Yes, because first and last the child must be protected and supported. The father’s desire for “justice” against a woman who deceived him does not outweigh the innocent child’s right to support, or society’s right not to be required to support children not their own.
Obviously, because you cannot injure someone else for your own ends – or for your children’s. But IF the person has a RESPONSIBILITY to your children – because that person is your children’s FATHER – then you have every right to expect him to meet that responsibility. The fact that he did not WANT to be your children’s father does not change the fact that he IS their father and they need support.
Yes, he certainly should. And if she had the baby under false pretenses AND can afford to support it on her own AND he wants nothing to do with it, I think he’d have a pretty good argument that support should be waived. But, really, how often does this happen? What usually happens is the couple have sex; the woman gets pregnant; the man doesn’t want the child; the woman can’t support it on her own – so then who should support the child? The father, or society? The father.
IMO, no. But, again, we’re not talking about wealthy people who can afford to raise children on their own in most cases.

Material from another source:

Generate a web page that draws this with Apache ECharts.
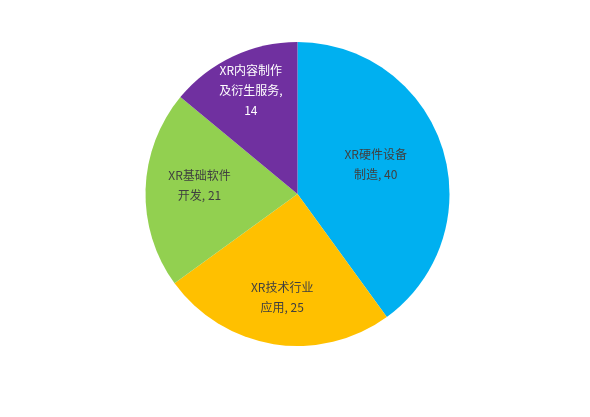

I draw the line at (a) the baby needing support and (b) the father being an identifiable, consenting adult. You can come up with hundreds of bizarre situations that likely rarely if ever occur (like a woman knocking a man cold and then stealing his sperm). That does not change the fact that the vast majority of these cases arise because two consenting adults tumble into the sack, and the man just doesn’t want to be responsible when the woman later turns up pregnant. It THOSE circumstances, the support of the baby ought to outweigh the man’s desire to be free from responsibility.